Todas las familias del mundo contaron con uno de
esos personajes que eran respetados como representantes del letrado, el
escribano, el sabio, el Confucio de la casa, cuya pasión por los libros y el
pasado era garantía de conservación de la especie en su mejor producto
milenario, el humanista adorador de palabras e ideas.

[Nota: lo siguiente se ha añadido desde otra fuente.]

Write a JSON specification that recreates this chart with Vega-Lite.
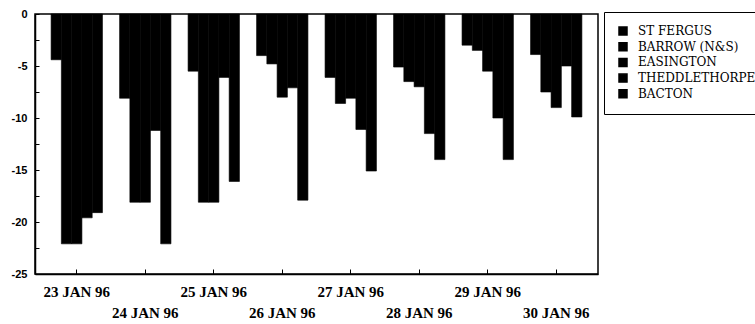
{
  "$schema": "https://vega.github.io/schema/vega-lite/v6.json",
  "width": 563,
  "height": 260,
  "autosize": {"type": "none"},
  "padding": {"left": 35, "top": 14, "right": 157, "bottom": 50},
  "background": "white",
  "data": {
    "values": [
      {"date": "23 JAN 96", "terminal": "ST FERGUS", "value": -4.4},
      {"date": "23 JAN 96", "terminal": "BARROW (N&S)", "value": -22.1},
      {"date": "23 JAN 96", "terminal": "EASINGTON", "value": -22.1},
      {"date": "23 JAN 96", "terminal": "THEDDLETHORPE", "value": -19.6},
      {"date": "23 JAN 96", "terminal": "BACTON", "value": -19.1},
      {"date": "24 JAN 96", "terminal": "ST FERGUS", "value": -8.1},
      {"date": "24 JAN 96", "terminal": "BARROW (N&S)", "value": -18.1},
      {"date": "24 JAN 96", "terminal": "EASINGTON", "value": -18.1},
      {"date": "24 JAN 96", "terminal": "THEDDLETHORPE", "value": -11.2},
      {"date": "24 JAN 96", "terminal": "BACTON", "value": -22.1},
      {"date": "25 JAN 96", "terminal": "ST FERGUS", "value": -5.5},
      {"date": "25 JAN 96", "terminal": "BARROW (N&S)", "value": -18.1},
      {"date": "25 JAN 96", "terminal": "EASINGTON", "value": -18.1},
      {"date": "25 JAN 96", "terminal": "THEDDLETHORPE", "value": -6.1},
      {"date": "25 JAN 96", "terminal": "BACTON", "value": -16.1},
      {"date": "26 JAN 96", "terminal": "ST FERGUS", "value": -4.0},
      {"date": "26 JAN 96", "terminal": "BARROW (N&S)", "value": -4.8},
      {"date": "26 JAN 96", "terminal": "EASINGTON", "value": -8.0},
      {"date": "26 JAN 96", "terminal": "THEDDLETHORPE", "value": -7.1},
      {"date": "26 JAN 96", "terminal": "BACTON", "value": -17.9},
      {"date": "27 JAN 96", "terminal": "ST FERGUS", "value": -6.1},
      {"date": "27 JAN 96", "terminal": "BARROW (N&S)", "value": -8.6},
      {"date": "27 JAN 96", "terminal": "EASINGTON", "value": -8.1},
      {"date": "27 JAN 96", "terminal": "THEDDLETHORPE", "value": -11.1},
      {"date": "27 JAN 96", "terminal": "BACTON", "value": -15.1},
      {"date": "28 JAN 96", "terminal": "ST FERGUS", "value": -5.1},
      {"date": "28 JAN 96", "terminal": "BARROW (N&S)", "value": -6.5},
      {"date": "28 JAN 96", "terminal": "EASINGTON", "value": -7.0},
      {"date": "28 JAN 96", "terminal": "THEDDLETHORPE", "value": -11.5},
      {"date": "28 JAN 96", "terminal": "BACTON", "value": -14.0},
      {"date": "29 JAN 96", "terminal": "ST FERGUS", "value": -3.0},
      {"date": "29 JAN 96", "terminal": "BARROW (N&S)", "value": -3.5},
      {"date": "29 JAN 96", "terminal": "EASINGTON", "value": -5.5},
      {"date": "29 JAN 96", "terminal": "THEDDLETHORPE", "value": -10.0},
      {"date": "29 JAN 96", "terminal": "BACTON", "value": -14.0},
      {"date": "30 JAN 96", "terminal": "ST FERGUS", "value": -3.9},
      {"date": "30 JAN 96", "terminal": "BARROW (N&S)", "value": -7.5},
      {"date": "30 JAN 96", "terminal": "EASINGTON", "value": -9.0},
      {"date": "30 JAN 96", "terminal": "THEDDLETHORPE", "value": -5.0},
      {"date": "30 JAN 96", "terminal": "BACTON", "value": -9.9}
    ]
  },
  "mark": {"type": "bar", "color": "black", "stroke": "black", "strokeWidth": 0.6},
  "encoding": {
    "x": {
      "field": "date",
      "type": "nominal",
      "sort": ["23 JAN 96", "24 JAN 96", "25 JAN 96", "26 JAN 96", "27 JAN 96", "28 JAN 96", "29 JAN 96", "30 JAN 96"],
      "scale": {"paddingInner": 0.25, "paddingOuter": 0.235},
      "axis": {
        "title": null,
        "labelAngle": 0,
        "labelExpr": "parseInt(datum.value) % 2 == 1 ? [datum.value, ''] : ['', datum.value]",
        "labelLineHeight": 21,
        "labelFont": "Liberation Serif",
        "labelFontSize": 15,
        "labelFontWeight": "bold",
        "labelColor": "black",
        "labelPadding": 15,
        "tickSize": -5,
        "tickColor": "black",
        "domainColor": "black",
        "domainWidth": 1.5,
        "labelOverlap": false
      }
    },
    "xOffset": {
      "field": "terminal",
      "sort": ["ST FERGUS", "BARROW (N&S)", "EASINGTON", "THEDDLETHORPE", "BACTON"],
      "scale": {"paddingInner": 0, "paddingOuter": 0}
    },
    "y": {
      "field": "value",
      "type": "quantitative",
      "scale": {"domain": [-25, 0], "nice": false},
      "axis": {
        "title": null,
        "grid": false,
        "values": [0, -2.5, -5, -7.5, -10, -12.5, -15, -17.5, -20, -22.5, -25],
        "labelExpr": "datum.value % 5 == 0 ? toString(datum.value) : ''",
        "labelFont": "Liberation Sans",
        "labelFontSize": 11,
        "labelFontWeight": "bold",
        "labelColor": "black",
        "labelPadding": 12,
        "tickSize": -4,
        "tickColor": "black",
        "domainColor": "black",
        "domainWidth": 1.5,
        "labelOverlap": false
      }
    },
    "color": {
      "field": "terminal",
      "type": "nominal",
      "sort": ["ST FERGUS", "BARROW (N&S)", "EASINGTON", "THEDDLETHORPE", "BACTON"],
      "scale": {"range": ["black", "black", "black", "black", "black"]},
      "legend": {
        "title": null,
        "orient": "none",
        "legendX": 569,
        "legendY": -2,
        "symbolType": "square",
        "symbolSize": 64,
        "symbolStrokeColor": "black",
        "labelFont": "DejaVu Serif",
        "labelFontSize": 12,
        "labelColor": "black",
        "labelOffset": 9,
        "strokeColor": "black",
        "padding": 13,
        "rowPadding": 1.7
      }
    }
  },
  "config": {
    "view": {"stroke": "black", "strokeWidth": 1.5}
  }
}
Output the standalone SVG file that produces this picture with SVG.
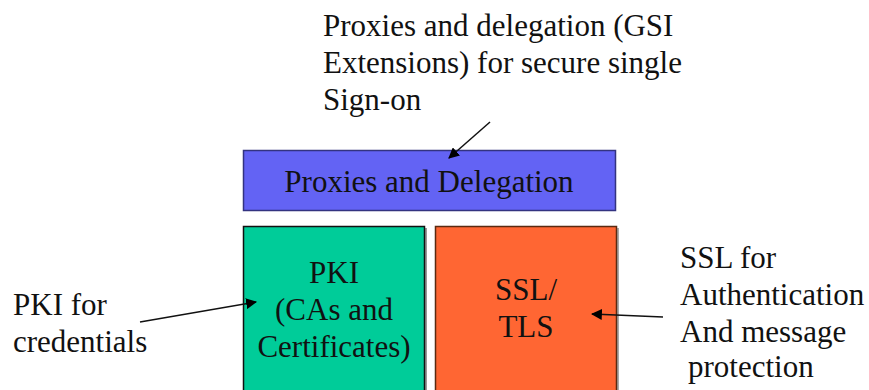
<svg xmlns="http://www.w3.org/2000/svg" width="869" height="390" viewBox="0 0 869 390">
  <style>
    text { font-family: "Liberation Serif", "Times New Roman", serif; font-size: 31px; fill: #111; }
    .mid { text-anchor: middle; }
    .box { stroke-width: 1.5; }
    .conn { stroke: #111; stroke-width: 1.5; fill: none; }
  </style>
  <defs>
    <marker id="arrow" viewBox="0 0 10 10" refX="9" refY="5" markerWidth="11" markerHeight="11" markerUnits="userSpaceOnUse" orient="auto">
      <path d="M0,0 L10,5 L0,10 Z" fill="#000"/>
    </marker>
  </defs>
  <rect width="869" height="390" fill="#fff"/>

  <!-- top layer -->
  <g id="proxies">
    <rect class="box" x="243.5" y="150.5" width="372" height="60" fill="#6363F4" stroke="#333380"/>
    <text class="mid" x="429" y="192">Proxies and Delegation</text>
  </g>

  <!-- lower layer, left -->
  <g id="pki">
    <rect x="245" y="228" width="182" height="164" fill="#999"/>
    <rect class="box" x="243.5" y="226.5" width="181" height="165" fill="#00CC99" stroke="#111"/>
    <text class="mid" x="334" y="283">PKI</text>
    <text class="mid" x="334" y="320">(CAs and</text>
    <text class="mid" x="334" y="357">Certificates)</text>
  </g>

  <!-- lower layer, right -->
  <g id="ssl">
    <rect x="437" y="228" width="182" height="164" fill="#aaa"/>
    <rect class="box" x="435.5" y="226.5" width="181" height="165" fill="#FF6633" stroke="#5a2a10"/>
    <text class="mid" x="526" y="300">SSL/</text>
    <text class="mid" x="526" y="337">TLS</text>
  </g>

  <g id="label-proxies">
    <text x="323" y="36">Proxies and delegation (GSI</text>
    <text x="323" y="73">Extensions) for secure single</text>
    <text x="323" y="110">Sign-on</text>
  </g>

  <g id="label-pki">
    <text x="13" y="315">PKI for</text>
    <text x="13" y="352">credentials</text>
  </g>

  <g id="label-ssl">
    <text x="680" y="268">SSL for</text>
    <text x="680" y="305">Authentication</text>
    <text x="680" y="342">And message</text>
    <text x="688" y="377">protection</text>
  </g>

  <g id="connectors">
    <line class="conn" x1="490" y1="122" x2="449" y2="158" marker-end="url(#arrow)"/>
    <line class="conn" x1="140" y1="322" x2="256" y2="302" marker-end="url(#arrow)"/>
    <line class="conn" x1="663" y1="317" x2="592" y2="314" marker-end="url(#arrow)"/>
  </g>
</svg>
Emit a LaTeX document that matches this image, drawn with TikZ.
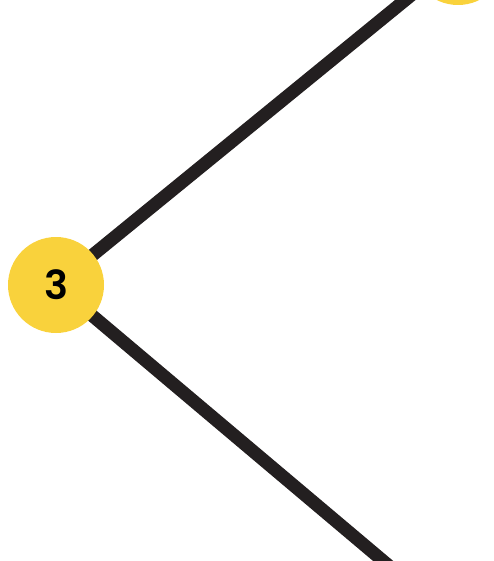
\documentclass[tikz,border=0pt]{standalone}
\usepackage{fontspec}
\setmainfont{Poppins SemiBold}
\usetikzlibrary{backgrounds, math}
\definecolor{myyellow}{RGB}{249, 210, 60}
\definecolor{mydark}{RGB}{35, 31, 32}

\tikzset{
  leaf/.style={circle, fill=myyellow, minimum size=96pt, inner sep=0pt,
    font=\fontsize{40}{42}\selectfont},
  edge/.style={line width=13pt, color=mydark}
}

\begin{document}
\begin{tikzpicture}[x=1pt,y=-1pt]
\useasboundingbox (0,0) rectangle (493,561);
\clip (0,0) rectangle (493,561);

\node[leaf] (n3) at (56,285) {3};
\node[leaf] (ntop) at (458,-43) {};
\coordinate (nbot) at (465,630);

%%%%%%%%%% edges
\begin{pgfonlayer}{background}
\draw[edge] (n3.center) -- (ntop.center);
\draw[edge] (n3.center) -- (nbot);
\end{pgfonlayer}
\end{tikzpicture}
\end{document}
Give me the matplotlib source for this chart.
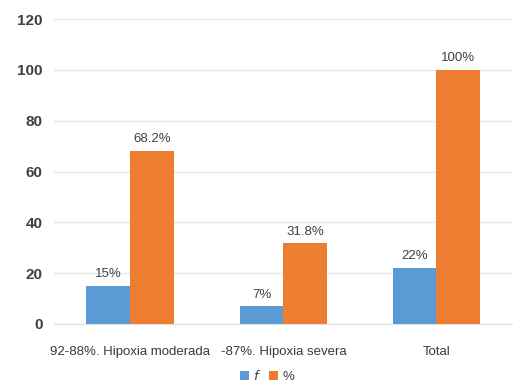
import numpy as np
import matplotlib.pyplot as plt

# data
categories = ["92-88%. Hipoxia moderada", "-87%. Hipoxia severa", "Total"]
freq = [15, 7, 22]
pct = [68.2, 31.8, 100]
freq_labels = ["15%", "7%", "22%"]
pct_labels = ["68.2%", "31.8%", "100%"]

plt.rcParams['font.family'] = ['Liberation Sans', 'DejaVu Sans']

fig = plt.figure(figsize=(5.13, 3.82), dpi=100)
ax = fig.add_axes([0.105, 0.152, 0.895, 0.798])

x = np.arange(len(categories))
w = 0.287
b1 = ax.bar(x - w / 2, freq, w, color="#5B9BD5", label="$f$", zorder=3)
b2 = ax.bar(x + w / 2, pct, w, color="#ED7D31", label="%", zorder=3)

for rect, lab in zip(b1, freq_labels):
    ax.text(rect.get_x() + rect.get_width() / 2, rect.get_height() + 2.2, lab,
            ha="center", va="bottom", fontsize=9.5, color="#404040")
for rect, lab in zip(b2, pct_labels):
    ax.text(rect.get_x() + rect.get_width() / 2, rect.get_height() + 2.2, lab,
            ha="center", va="bottom", fontsize=9.5, color="#404040")

ax.set_xlim(-0.5, 2.5)
ax.set_ylim(0, 120)
ax.set_yticks(range(0, 121, 20))
ax.set_xticks(x)
ax.set_xticklabels(categories)
ax.tick_params(axis="y", length=0, pad=8, labelsize=11, labelcolor="#404040")
ax.tick_params(axis="x", length=0, pad=16, labelsize=9.5, labelcolor="#3A3A3A")
for lab in ax.get_yticklabels():
    lab.set_fontweight("bold")

ax.grid(axis="y", color="#E6E6E6", linewidth=1, zorder=0)
for s in ["top", "right", "left"]:
    ax.spines[s].set_visible(False)
ax.spines["bottom"].set_color("#E0E0E0")

leg = fig.legend(handles=[b1, b2], labels=["$f$", "%"], loc="lower center",
                 bbox_to_anchor=(0.52, -0.035), ncol=2, frameon=False,
                 fontsize=9.5, handlelength=0.7, handleheight=0.7,
                 handletextpad=0.3, columnspacing=0.6)
for t in leg.get_texts():
    t.set_color("#404040")

fig.savefig("out.png", dpi=100)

Las ciudades y los países los preservaban
y les daban su lugar, como fue el caso de Paul Valery, Jorge Luis Borges o
Alfonso Reyes. Incluso los economistas de ese tiempo eran letrados, como fue el
caso del ahora resucitado John Manyard Keynes
Las élites políticas de algunos países
estaban entonces compuestas aún por esos personajes que solían ser elocuentes y
se inspiraban en los clásicos para gobernar países ingobernables, por lo que a
veces sólo fueron testigos líricos del desastre, como Marco Fidel Suárez o
Belisario Betancur en Colombia. Eran versiones de ese emperador Adriano, cuyas
memorias ficticias escribió dos milenios después la extraordinaria Marguerite
Yourcenar o de esos príncipes ilustrados que actuaban de mecenas y protegían
las artes y las letras.
Así como en la antigüedad el hombre
ilustrado se reconocía porque siempre llevaba un pergamino en la mano, el
extinto humanista del siglo XX se fotografiaba junto a las estanterías de su
biblioteca y la foto que más amaba era aquella en la que se le veía hojeando un
libro.
Los hijos de Leonardo da Vinci y Erasmo, los
herederos de de Montaigne y Voltaire, construyeron todos su pequeña torre de
babel llena de libros, y nosotros, los últimos de la estirpe sin cola de cerdo,
ilusos también, cargamos o abandonamos bibliotecas con las que soñamos de
manera recurrente.
En una ciudad como París los libros se
ferian en las librerías de ocasión a precios irrisorios o se botan a la basura
y no es difícl encontrar en el suelo algún incunable o algún bello libro del
editor Franco Maria Ricci, que hace un lustro costaba 200 euros, subastado a
dos euros para los últimos amantes de bellas ediciones de lujo. E incluso así
no hallará compradores.
El día de mi cumpleaños llegué a casa con una
batería de esos libros bellos y pesados, aun envueltos en papel celofán,
intactos, publicados por el mejor y más exquisito editor contemporáneo. Y aquí
los tengo al lado, los hojeo, palpo al variedad de sus papeles de lujo o me
asombro por la perfección de sus reproducciones y los tipos de letra. Y de
repente comprendo que una era ha terminado y que el sueño de ser gran editor y
crear libros para bibliófilos es algo tan antiguo como la búsqueda de la
gloria, las pirámides de Egipto o la Biblioteca de Alejandría.